L’État est une bande d’hommes armés (Engels)
Alors qu’on nous annonce un fichage généralisé dans le cadre d’une énième loi anti-casseurs, tradition remontant au sinistre Raymond «la matraque» Marcellin en 1970, quelques réflexions sur la violence et sa représentation dans le mouvement des GJ.
«Foule haineuse», «complices de casseurs», «fainéants», « tueurs de flics », ont répété la plupart des médias jusqu’à satiété avec, pour illustrer leur propos, rien de mieux à offrir que des graffitis sur l’Arc de triomphe, un élégant boxeur repoussant cinq hommes suréquipés à mains nues, quatre motards pistolets en main essuyant un tir de sapin de noël, ou une bande de pieds nickelés défonçant une porte au transpalette.
En face, une dénonciation tout à fait naturelle de la brutalité des forces de l’ordre. Et, ce qui est assez nouveau, peu ou pas de dissociation entre «bons» GJ et «méchants» casseurs.
Remettons d’abord une pendule à l’heure. On a beaucoup glosé sur une violence inouïe, supérieure à celle de mai 68. Sans remonter à Charonne (9 morts) ou au 17 octobre 1961 (entre 150 et 200 morts) on rappelle que les manifestations de mai 68 ont fait 7 morts (dont un commissaire de police). Dans le mouvement GJ, une femme a été tuée par un tir de grenade à Marseille et nous en sommes à environ 200 mutilations recensées ce qui est, certes, énorme, obscène mais reste dans la logique de confrontation, d’écrasement, qui fait la réputation d’une police française obéissant aux ordres.
Mais quel que soit le degré de violence à laquelle nous sommes confrontés, la débauche de lacrymogènes, de balles en caoutchouc, de blindés, il y a une étape pas encore franchie dans l’escalade. L’image du sniper sur un toit de Paris, le 8 décembre, est là pour nous le faire savoir.
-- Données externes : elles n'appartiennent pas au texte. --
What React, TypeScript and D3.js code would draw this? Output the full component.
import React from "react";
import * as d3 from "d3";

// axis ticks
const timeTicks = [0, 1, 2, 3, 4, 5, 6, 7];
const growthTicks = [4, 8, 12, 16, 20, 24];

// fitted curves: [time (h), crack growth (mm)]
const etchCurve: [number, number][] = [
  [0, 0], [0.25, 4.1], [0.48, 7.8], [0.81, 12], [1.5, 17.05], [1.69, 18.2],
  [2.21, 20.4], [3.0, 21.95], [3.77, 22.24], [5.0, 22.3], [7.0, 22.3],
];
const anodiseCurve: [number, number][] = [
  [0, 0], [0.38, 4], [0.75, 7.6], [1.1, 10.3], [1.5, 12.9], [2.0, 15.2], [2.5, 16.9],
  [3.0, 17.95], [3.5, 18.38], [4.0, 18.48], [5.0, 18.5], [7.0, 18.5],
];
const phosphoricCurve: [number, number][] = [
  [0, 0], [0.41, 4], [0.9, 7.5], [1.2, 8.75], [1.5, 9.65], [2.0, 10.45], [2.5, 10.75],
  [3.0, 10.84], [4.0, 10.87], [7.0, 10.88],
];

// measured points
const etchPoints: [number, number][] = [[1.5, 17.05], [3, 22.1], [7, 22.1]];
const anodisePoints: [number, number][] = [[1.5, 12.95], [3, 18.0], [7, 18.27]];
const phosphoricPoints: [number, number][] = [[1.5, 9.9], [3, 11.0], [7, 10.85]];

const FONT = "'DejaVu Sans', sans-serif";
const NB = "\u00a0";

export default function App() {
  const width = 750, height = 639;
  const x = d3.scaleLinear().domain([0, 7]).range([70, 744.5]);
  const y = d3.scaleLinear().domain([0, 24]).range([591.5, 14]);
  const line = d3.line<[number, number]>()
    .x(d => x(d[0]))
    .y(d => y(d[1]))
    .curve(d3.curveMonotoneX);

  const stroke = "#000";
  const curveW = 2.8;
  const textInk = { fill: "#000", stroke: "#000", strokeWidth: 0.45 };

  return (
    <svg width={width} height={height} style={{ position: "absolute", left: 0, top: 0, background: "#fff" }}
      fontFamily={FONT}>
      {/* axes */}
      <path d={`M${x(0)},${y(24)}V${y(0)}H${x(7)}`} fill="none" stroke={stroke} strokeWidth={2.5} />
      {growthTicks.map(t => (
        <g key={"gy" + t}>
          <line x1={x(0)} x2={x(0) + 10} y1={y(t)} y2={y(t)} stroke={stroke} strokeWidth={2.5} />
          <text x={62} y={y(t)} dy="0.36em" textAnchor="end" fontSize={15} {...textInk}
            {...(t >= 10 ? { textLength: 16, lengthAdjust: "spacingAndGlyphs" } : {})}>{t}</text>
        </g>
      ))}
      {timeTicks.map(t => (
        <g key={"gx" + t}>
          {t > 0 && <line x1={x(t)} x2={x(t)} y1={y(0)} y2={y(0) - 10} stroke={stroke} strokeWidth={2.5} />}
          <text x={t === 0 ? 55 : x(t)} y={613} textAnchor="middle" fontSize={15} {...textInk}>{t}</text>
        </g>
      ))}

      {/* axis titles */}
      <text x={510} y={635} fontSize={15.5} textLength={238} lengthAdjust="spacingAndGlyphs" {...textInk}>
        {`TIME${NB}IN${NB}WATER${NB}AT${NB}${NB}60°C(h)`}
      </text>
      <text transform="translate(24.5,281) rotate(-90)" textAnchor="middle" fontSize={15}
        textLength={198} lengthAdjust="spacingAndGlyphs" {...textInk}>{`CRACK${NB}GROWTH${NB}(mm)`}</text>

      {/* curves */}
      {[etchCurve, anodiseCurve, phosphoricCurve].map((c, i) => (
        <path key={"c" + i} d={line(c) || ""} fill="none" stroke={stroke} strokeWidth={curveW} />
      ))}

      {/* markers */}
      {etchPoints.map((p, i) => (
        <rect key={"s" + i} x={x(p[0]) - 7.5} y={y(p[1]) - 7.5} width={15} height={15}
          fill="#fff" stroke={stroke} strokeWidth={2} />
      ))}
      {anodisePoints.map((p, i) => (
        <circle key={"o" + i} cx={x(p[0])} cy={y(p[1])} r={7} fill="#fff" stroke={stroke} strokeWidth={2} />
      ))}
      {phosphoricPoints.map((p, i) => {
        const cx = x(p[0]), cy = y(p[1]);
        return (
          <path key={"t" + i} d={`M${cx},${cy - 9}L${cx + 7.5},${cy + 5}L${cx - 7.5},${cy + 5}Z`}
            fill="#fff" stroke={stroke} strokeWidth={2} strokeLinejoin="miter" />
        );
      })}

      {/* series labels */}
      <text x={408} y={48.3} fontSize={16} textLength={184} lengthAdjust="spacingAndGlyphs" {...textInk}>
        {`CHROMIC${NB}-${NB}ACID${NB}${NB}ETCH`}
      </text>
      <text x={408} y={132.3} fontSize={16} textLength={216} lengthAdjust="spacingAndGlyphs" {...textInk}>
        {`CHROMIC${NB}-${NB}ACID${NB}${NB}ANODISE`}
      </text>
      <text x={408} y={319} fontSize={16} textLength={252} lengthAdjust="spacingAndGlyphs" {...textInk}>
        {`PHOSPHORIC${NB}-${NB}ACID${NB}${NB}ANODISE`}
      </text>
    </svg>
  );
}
Car, entre tabassages au petit bonheur et peines de prison à la louche, il s’agit avant tout d’implanter une peur souveraine au sein d’une population qui commence à la perdre.
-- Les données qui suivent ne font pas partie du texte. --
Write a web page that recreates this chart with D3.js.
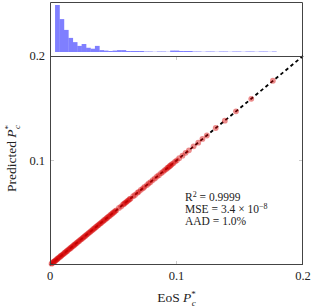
<!DOCTYPE html>
<html>
<head>
<meta charset="utf-8">
<script src="https://cdn.jsdelivr.net/npm/d3@7"></script>
<style>
  body { margin: 0; background: #fff; }
  text { font-family: "Liberation Serif", "DejaVu Serif", serif; fill: #222; }
</style>
</head>
<body>
<div id="canvas"></div>
<script>
// EoS vs predicted P*_c
const eosVals = [
  0.0012, 0.0019, 0.0026, 0.0031, 0.0038, 0.0044, 0.0051, 0.0057, 0.0063, 0.0070,
  0.0078, 0.0085, 0.0091, 0.0099, 0.0106, 0.0114, 0.0121, 0.0129, 0.0136, 0.0144,
  0.0152, 0.0160, 0.0167, 0.0175, 0.0183, 0.0191, 0.0198, 0.0206, 0.0214, 0.0223,
  0.0231, 0.0240, 0.0248, 0.0257, 0.0265, 0.0273, 0.0282, 0.0290, 0.0299, 0.0307,
  0.0316, 0.0324, 0.0333, 0.0341, 0.0350, 0.0358, 0.0367, 0.0376, 0.0384, 0.0393,
  0.0401, 0.0410, 0.0419, 0.0427, 0.0436, 0.0445, 0.0453, 0.0462, 0.0471, 0.0480,
  0.0489, 0.0497, 0.0506, 0.0515, 0.0524, 0.0545, 0.0562, 0.0578, 0.0586, 0.0594,
  0.0603, 0.0611, 0.0620, 0.0629, 0.0637, 0.0658, 0.0672, 0.0690, 0.0701, 0.0718,
  0.0735, 0.0747, 0.0766, 0.0780, 0.0795, 0.0812, 0.0829, 0.0846, 0.0861, 0.0878,
  0.0893, 0.0905, 0.0917, 0.0928, 0.0936, 0.0945, 0.0953, 0.0962, 0.0974, 0.0989,
  0.1003, 0.1021, 0.1047, 0.1072, 0.1098, 0.1135, 0.1172, 0.1205, 0.1240, 0.1310,
  0.1382, 0.1470, 0.1591, 0.1762
];
const predVals = [
  0.0013, 0.0018, 0.0027, 0.0032, 0.0037, 0.0045, 0.0050, 0.0058, 0.0062, 0.0071,
  0.0077, 0.0086, 0.0090, 0.0100, 0.0105, 0.0115, 0.0120, 0.0130, 0.0135, 0.0145,
  0.0151, 0.0161, 0.0166, 0.0176, 0.0182, 0.0192, 0.0197, 0.0207, 0.0213, 0.0224,
  0.0230, 0.0241, 0.0247, 0.0258, 0.0264, 0.0274, 0.0281, 0.0291, 0.0298, 0.0308,
  0.0315, 0.0325, 0.0332, 0.0342, 0.0349, 0.0359, 0.0366, 0.0377, 0.0383, 0.0394,
  0.0400, 0.0411, 0.0418, 0.0428, 0.0435, 0.0446, 0.0452, 0.0463, 0.0470, 0.0481,
  0.0488, 0.0498, 0.0505, 0.0516, 0.0523, 0.0546, 0.0561, 0.0579, 0.0585, 0.0595,
  0.0602, 0.0612, 0.0619, 0.0630, 0.0636, 0.0659, 0.0671, 0.0691, 0.0700, 0.0719,
  0.0734, 0.0748, 0.0765, 0.0781, 0.0794, 0.0813, 0.0828, 0.0847, 0.0860, 0.0879,
  0.0892, 0.0906, 0.0916, 0.0929, 0.0935, 0.0946, 0.0952, 0.0963, 0.0973, 0.0990,
  0.1002, 0.1022, 0.1046, 0.1073, 0.1097, 0.1136, 0.1171, 0.1206, 0.1239, 0.1311,
  0.1381, 0.1471, 0.1590, 0.1763
];

// histogram of EoS values (top panel)
const histStart = 0.004;
const histBinWidth = 0.0035;
const histCounts = [
  100, 70, 47, 30, 21, 13, 17, 9, 7, 13,
  4, 3, 2, 3, 4, 4, 2, 1, 1, 1,
  0.5, 0.5, 0, 0.5, 0.5, 0, 3, 3, 2, 2,
  1, 0.5, 0.5, 0, 0.5, 0.5, 0, 0.5, 0.5, 0,
  0.5, 0.5, 0, 0.5, 0.5, 0, 0.5, 0.5, 0, 0.5
];

const xTicks = [0, 0.1, 0.2];
const yTicks = [0.1, 0.2];
const statLines = [
  ["R", "2", " = 0.9999"],
  ["MSE = 3.4 × 10", "−8", ""],
  ["AAD = 1.0%", "", ""]
];

const W = 317, H = 307;
const plot = {left: 50, right: 303, top: 56, bottom: 265};
const hist = {top: 2, base: 52};

let svg = d3.select("#canvas").append("svg")
  .attr("width", W).attr("height", H);

let x = d3.scaleLinear().domain([0, 0.2]).range([plot.left, plot.right]);
let y = d3.scaleLinear().domain([0, 0.2]).range([plot.bottom, plot.top]);
let hy = d3.scaleLinear().domain([0, 100]).range([hist.base, 5]);

// --- histogram panel
let bins = histCounts.map((c, i) => ({x0: histStart + i * histBinWidth, x1: histStart + (i + 1) * histBinWidth, c: c}));

// bar baseline (empty / tiny bins)
svg.append("line")
  .attr("x1", x(histStart)).attr("x2", x(histStart + histCounts.length * histBinWidth))
  .attr("y1", hist.base - 0.5).attr("y2", hist.base - 0.5)
  .attr("stroke", "#e4e4ff").attr("stroke-width", 1.2);

svg.append("g").selectAll("rect")
  .data(bins.filter(d => d.c > 0))
  .enter().append("rect")
  .attr("x", d => x(d.x0))
  .attr("width", d => x(d.x1) - x(d.x0) + 0.3)
  .attr("y", d => Math.min(hy(d.c), hist.base - 1))
  .attr("height", d => Math.max(hist.base - hy(d.c), 1))
  .attr("fill", "#7f7fff")
  .attr("fill-opacity", d => d.c >= 1 ? 1 : 0.35);

svg.append("path")
  .attr("d", `M${plot.left + 0.5},${plot.top}V${hist.top + 0.5}H${plot.right - 0.5}V${plot.top}`)
  .attr("fill", "none").attr("stroke", "#444").attr("stroke-width", 1);

// --- main panel
// inner ticks (light gray)
let tk = svg.append("g").attr("stroke", "#ccc").attr("stroke-width", 1);
xTicks.filter(t => t > 0 && t < 0.2).forEach(t => {
  tk.append("line").attr("x1", x(t)).attr("x2", x(t)).attr("y1", plot.bottom).attr("y2", plot.bottom - 4);
  tk.append("line").attr("x1", x(t)).attr("x2", x(t)).attr("y1", plot.top).attr("y2", plot.top + 4);
});
yTicks.filter(t => t < 0.2).forEach(t => {
  tk.append("line").attr("y1", y(t)).attr("y2", y(t)).attr("x1", plot.left).attr("x2", plot.left + 4);
  tk.append("line").attr("y1", y(t)).attr("y2", y(t)).attr("x1", plot.right).attr("x2", plot.right - 4);
});

// parity line
svg.append("line")
  .attr("x1", x(0)).attr("y1", y(0)).attr("x2", x(0.2)).attr("y2", y(0.2))
  .attr("stroke", "#000").attr("stroke-width", 1.8)
  .attr("stroke-dasharray", "3.5,3");

// points
svg.append("g").selectAll("circle")
  .data(eosVals.map((e, i) => [e, predVals[i]]))
  .enter().append("circle")
  .attr("cx", d => x(d[0]))
  .attr("cy", d => y(d[1]))
  .attr("r", 2.9)
  .attr("fill", "#d40000")
  .attr("fill-opacity", 0.45);

// frame
svg.append("rect")
  .attr("x", plot.left + 0.5).attr("y", plot.top + 0.5)
  .attr("width", plot.right - plot.left - 1).attr("height", plot.bottom - plot.top - 1)
  .attr("fill", "none").attr("stroke", "#444").attr("stroke-width", 1);

// tick labels
svg.append("g").selectAll("text")
  .data(xTicks)
  .enter().append("text")
  .attr("x", d => x(d)).attr("y", plot.bottom + 15)
  .attr("text-anchor", "middle").attr("font-size", 12.5)
  .text(d => d === 0 ? "0" : d3.format(".1f")(d));

svg.append("g").selectAll("text")
  .data(yTicks)
  .enter().append("text")
  .attr("x", plot.left - 5).attr("y", d => y(d) + 4)
  .attr("text-anchor", "end").attr("font-size", 12.5)
  .text(d => d3.format(".1f")(d));

// axis labels
let xl = svg.append("text")
  .attr("x", x(0.1)).attr("y", 302)
  .attr("text-anchor", "middle").attr("font-size", 13.5);
xl.append("tspan").text("EoS ");
xl.append("tspan").attr("font-style", "italic").text("P");
xl.append("tspan").attr("font-size", 9).attr("dy", -5).attr("dx", 0).text("*");
xl.append("tspan").attr("font-size", 9).attr("font-style", "italic").attr("dy", 8.5).attr("dx", -4).text("c");

let yl = svg.append("text")
  .attr("transform", `translate(16,${y(0.1) - 2}) rotate(-90)`)
  .attr("text-anchor", "middle").attr("font-size", 13.5);
yl.append("tspan").text("Predicted ");
yl.append("tspan").attr("font-style", "italic").text("P");
yl.append("tspan").attr("font-size", 9).attr("dy", -5).attr("dx", 0).text("*");
yl.append("tspan").attr("font-size", 9).attr("font-style", "italic").attr("dy", 8.5).attr("dx", -4).text("c");

// stats
let st = svg.append("g");
statLines.forEach((l, i) => {
  let t = st.append("text").attr("x", 185).attr("y", 201 + i * 12).attr("font-size", 11.5);
  t.append("tspan").text(l[0]);
  if (l[1]) t.append("tspan").attr("font-size", 8).attr("dy", -4).text(l[1]);
  if (l[2]) t.append("tspan").attr("dy", 4).text(l[2]);
});
</script>
</body>
</html>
Côté Gilets Jaunes, mouvement dès l’origine parti sur une base joyeusement illégale (blocages, péages neutralisés, manifestations non déclarées) on constatera un usage divers de la force.
Une violence diffuse et spontanée s’exerçant sur des objets symboliques. En campagne, radars sabotés, péages incendiés, domiciles de politiciens repeints. Ce qui reste au niveau de n’importe quelle protestation agricole. En milieu urbain, des bris de vitrine en général ciblés sur les banques, assurances, agences immobilières ou symboles du luxe.
Malgré les délires officiels, on reste stupéfait par la rareté de l’usage d’armes basiques comme les cocktails Molotov, si communs dans les manifestations des années 70. Est-ce dû au dispositif policier de fouilles ? À une responsabilité extrême de manifestants refusant de s’abriter derrière une foule ? Au fait qu’on se contenterait d’une mise en scène, d’une représentation de la violence qui, malgré la spontanéité des premiers temps de l’émeute de décembre vire, petit à petit, à un rituel ?
Pour l’instant, l’inédit réside surtout dans le niveau de confrontation mené dans des villes moyennes, avec une absence d’opposition entre manifestants «pacifistes» et «radicalisés», dûe à l’absence de chefs du mouvement.
Il va falloir songer à s’extraire de rendez-vous qui risquent fort de virer à une routine dans laquelle nous serons perdants car épuisés et sous équipés.
En songeant, par exemple, à comment les métropoles régionales ne doivent pas vampiriser leurs alentours. Soyons aussi là où le pouvoir ne nous attend pas. C’est à dire partout.
En refusant toute distinction entre manifestants.
Et, quelles que soient les pratiques, en tuant cette peur, si naturelle, avec laquelle on prétend nous gouverner.